At a higher level, osc: liblo is a lightweight OSC implementation in C, oscpack is simple C++ packet manipulation library. In ChucK, you can use OscSend objects, eg OscSend xmit, and to send a message, xmit.startMsg( ”/test“, “f” ) then 168 ⇒ xmit.addFloat. ChucK waits until you have added a sufficient number of floats or other arguments before sending out, then it sends out. To receive a message, use OscRecv; eg OscRecv recv, 8000 ⇒ recv.port, then recv.listen(), then recv.event ( ”/test, f“ ) @⇒ OscEvent oe then oe⇒now (wait for event to arrive), then while( oe.nextMsg) then oe.getFloat ⇒ something. Calories is a good example of the use of OscPack. You include some files from OscPack, then use g_send and g_transmit. Where in ChucK we have to wait until an event associated with receipt of a message. In c++ code, we create threads, which we have to do ourself in this case. In a C api, we call functions and get back handles to files, threads, etc which are stored externally. Sending happens whenever you want, receiving is event driven so it needs to be on another thread.

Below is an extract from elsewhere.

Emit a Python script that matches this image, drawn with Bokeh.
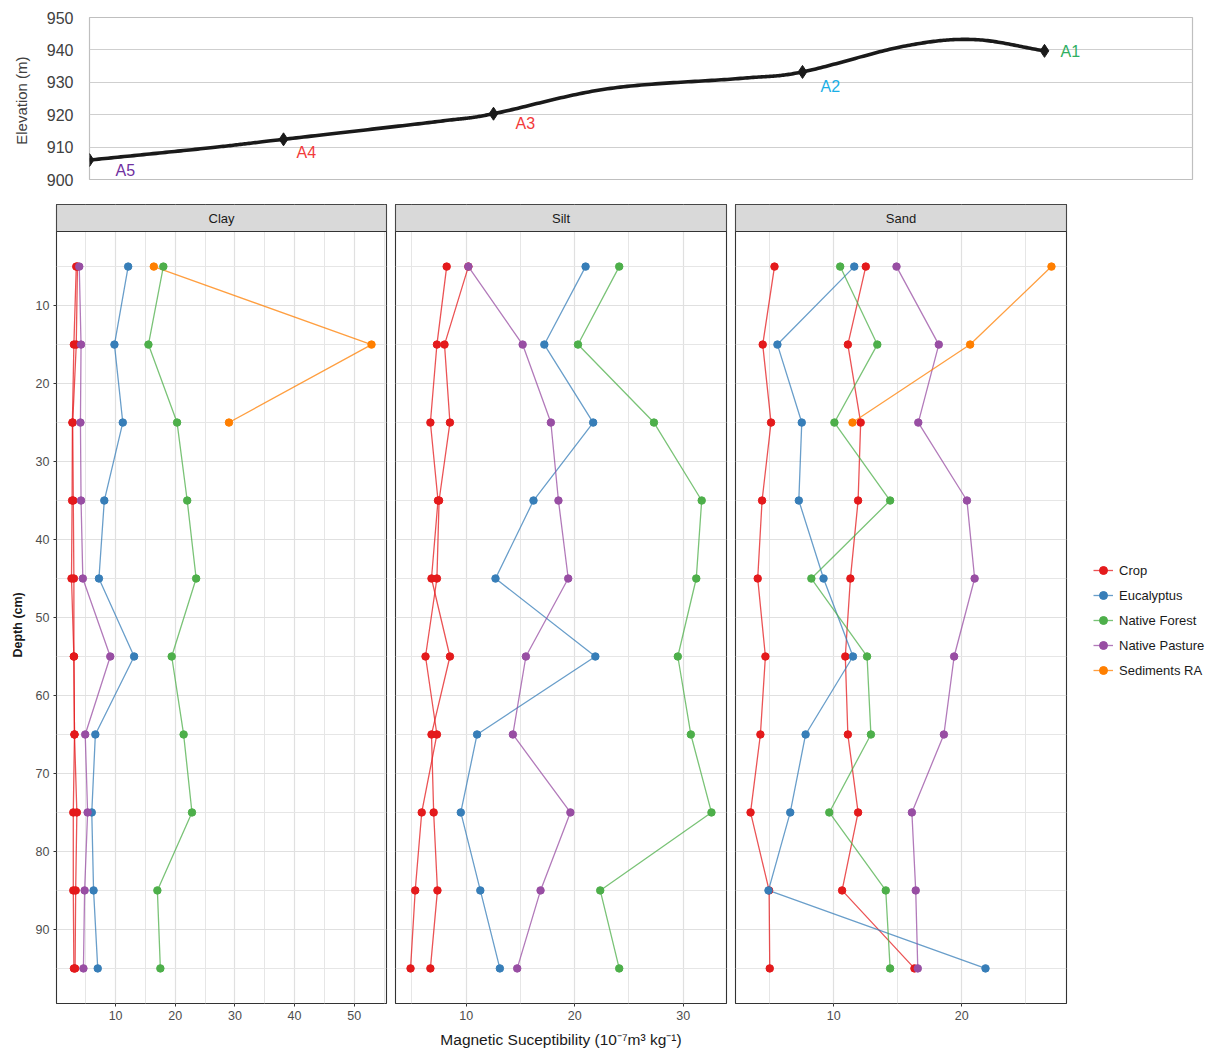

## Program System vs Program Product

You can go from a program to a program product, or a program system. The program is the core engine; the part that actually does the LPC analysis for example. The program system makes the system work in some way. The product is more how it looks, what documentation does it have. It is somewhat true that it takes the same amount of time to make a program as it does to make a program into a program product, or program system. Inherently all software developers are optimistic. Any software project will take 3 times longer than you'd think, even if you consider this fact.